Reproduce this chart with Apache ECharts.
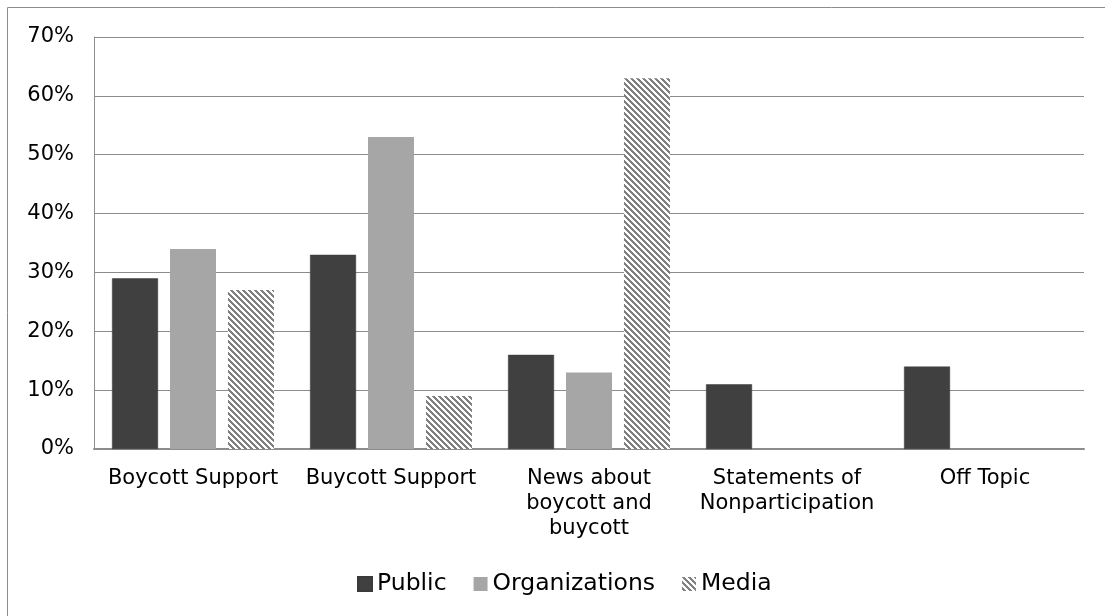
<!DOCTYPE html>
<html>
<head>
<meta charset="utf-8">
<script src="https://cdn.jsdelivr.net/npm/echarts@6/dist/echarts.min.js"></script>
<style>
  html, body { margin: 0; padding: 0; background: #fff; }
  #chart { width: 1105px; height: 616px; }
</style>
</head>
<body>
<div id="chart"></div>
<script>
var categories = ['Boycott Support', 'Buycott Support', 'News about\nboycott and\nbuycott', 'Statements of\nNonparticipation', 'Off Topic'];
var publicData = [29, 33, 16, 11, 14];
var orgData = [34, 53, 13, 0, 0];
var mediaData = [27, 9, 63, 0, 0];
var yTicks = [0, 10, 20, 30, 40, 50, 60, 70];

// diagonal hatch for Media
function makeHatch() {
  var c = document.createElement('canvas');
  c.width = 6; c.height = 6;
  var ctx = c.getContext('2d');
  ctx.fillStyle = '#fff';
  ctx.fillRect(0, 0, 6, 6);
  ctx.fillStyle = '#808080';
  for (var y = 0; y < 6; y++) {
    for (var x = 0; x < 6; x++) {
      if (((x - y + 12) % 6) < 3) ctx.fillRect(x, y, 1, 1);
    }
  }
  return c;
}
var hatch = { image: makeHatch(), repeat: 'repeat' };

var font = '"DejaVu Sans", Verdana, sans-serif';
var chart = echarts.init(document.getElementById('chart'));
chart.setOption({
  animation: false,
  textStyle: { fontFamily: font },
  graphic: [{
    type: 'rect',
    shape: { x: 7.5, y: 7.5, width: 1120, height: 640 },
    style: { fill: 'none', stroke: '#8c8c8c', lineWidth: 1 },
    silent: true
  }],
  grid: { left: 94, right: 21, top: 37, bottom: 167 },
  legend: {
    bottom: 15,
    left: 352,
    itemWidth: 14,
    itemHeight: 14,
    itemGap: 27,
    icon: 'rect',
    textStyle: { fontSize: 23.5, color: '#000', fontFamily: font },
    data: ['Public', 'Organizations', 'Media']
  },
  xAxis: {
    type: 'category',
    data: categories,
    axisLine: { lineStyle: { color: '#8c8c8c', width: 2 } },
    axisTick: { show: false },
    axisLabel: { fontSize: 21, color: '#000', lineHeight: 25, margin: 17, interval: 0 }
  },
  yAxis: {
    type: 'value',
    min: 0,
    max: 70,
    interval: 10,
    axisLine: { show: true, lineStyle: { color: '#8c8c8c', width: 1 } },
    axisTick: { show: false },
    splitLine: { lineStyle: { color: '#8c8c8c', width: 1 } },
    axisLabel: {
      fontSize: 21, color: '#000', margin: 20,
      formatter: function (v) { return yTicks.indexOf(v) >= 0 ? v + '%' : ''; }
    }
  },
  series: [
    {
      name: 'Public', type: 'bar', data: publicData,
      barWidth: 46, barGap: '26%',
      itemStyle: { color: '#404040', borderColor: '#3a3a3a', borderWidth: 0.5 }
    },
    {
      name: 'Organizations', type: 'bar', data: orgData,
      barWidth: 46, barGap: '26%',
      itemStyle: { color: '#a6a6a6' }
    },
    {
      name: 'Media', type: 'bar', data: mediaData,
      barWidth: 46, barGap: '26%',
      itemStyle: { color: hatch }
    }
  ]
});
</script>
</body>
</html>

_WHAT YOU ARE ASKED TO DO_:
Without the pictures, write out the whole listing above exactly as it appears.

_EXPECTED OUTPUT_:
Reproduce this chart with Apache ECharts.
<!DOCTYPE html>
<html>
<head>
<meta charset="utf-8">
<script src="https://cdn.jsdelivr.net/npm/echarts@6/dist/echarts.min.js"></script>
<style>
  html, body { margin: 0; padding: 0; background: #fff; }
  #chart { width: 1105px; height: 616px; }
</style>
</head>
<body>
<div id="chart"></div>
<script>
var categories = ['Boycott Support', 'Buycott Support', 'News about\nboycott and\nbuycott', 'Statements of\nNonparticipation', 'Off Topic'];
var publicData = [29, 33, 16, 11, 14];
var orgData = [34, 53, 13, 0, 0];
var mediaData = [27, 9, 63, 0, 0];
var yTicks = [0, 10, 20, 30, 40, 50, 60, 70];

// diagonal hatch for Media
function makeHatch() {
  var c = document.createElement('canvas');
  c.width = 6; c.height = 6;
  var ctx = c.getContext('2d');
  ctx.fillStyle = '#fff';
  ctx.fillRect(0, 0, 6, 6);
  ctx.fillStyle = '#808080';
  for (var y = 0; y < 6; y++) {
    for (var x = 0; x < 6; x++) {
      if (((x - y + 12) % 6) < 3) ctx.fillRect(x, y, 1, 1);
    }
  }
  return c;
}
var hatch = { image: makeHatch(), repeat: 'repeat' };

var font = '"DejaVu Sans", Verdana, sans-serif';
var chart = echarts.init(document.getElementById('chart'));
chart.setOption({
  animation: false,
  textStyle: { fontFamily: font },
  graphic: [{
    type: 'rect',
    shape: { x: 7.5, y: 7.5, width: 1120, height: 640 },
    style: { fill: 'none', stroke: '#8c8c8c', lineWidth: 1 },
    silent: true
  }],
  grid: { left: 94, right: 21, top: 37, bottom: 167 },
  legend: {
    bottom: 15,
    left: 352,
    itemWidth: 14,
    itemHeight: 14,
    itemGap: 27,
    icon: 'rect',
    textStyle: { fontSize: 23.5, color: '#000', fontFamily: font },
    data: ['Public', 'Organizations', 'Media']
  },
  xAxis: {
    type: 'category',
    data: categories,
    axisLine: { lineStyle: { color: '#8c8c8c', width: 2 } },
    axisTick: { show: false },
    axisLabel: { fontSize: 21, color: '#000', lineHeight: 25, margin: 17, interval: 0 }
  },
  yAxis: {
    type: 'value',
    min: 0,
    max: 70,
    interval: 10,
    axisLine: { show: true, lineStyle: { color: '#8c8c8c', width: 1 } },
    axisTick: { show: false },
    splitLine: { lineStyle: { color: '#8c8c8c', width: 1 } },
    axisLabel: {
      fontSize: 21, color: '#000', margin: 20,
      formatter: function (v) { return yTicks.indexOf(v) >= 0 ? v + '%' : ''; }
    }
  },
  series: [
    {
      name: 'Public', type: 'bar', data: publicData,
      barWidth: 46, barGap: '26%',
      itemStyle: { color: '#404040', borderColor: '#3a3a3a', borderWidth: 0.5 }
    },
    {
      name: 'Organizations', type: 'bar', data: orgData,
      barWidth: 46, barGap: '26%',
      itemStyle: { color: '#a6a6a6' }
    },
    {
      name: 'Media', type: 'bar', data: mediaData,
      barWidth: 46, barGap: '26%',
      itemStyle: { color: hatch }
    }
  ]
});
</script>
</body>
</html>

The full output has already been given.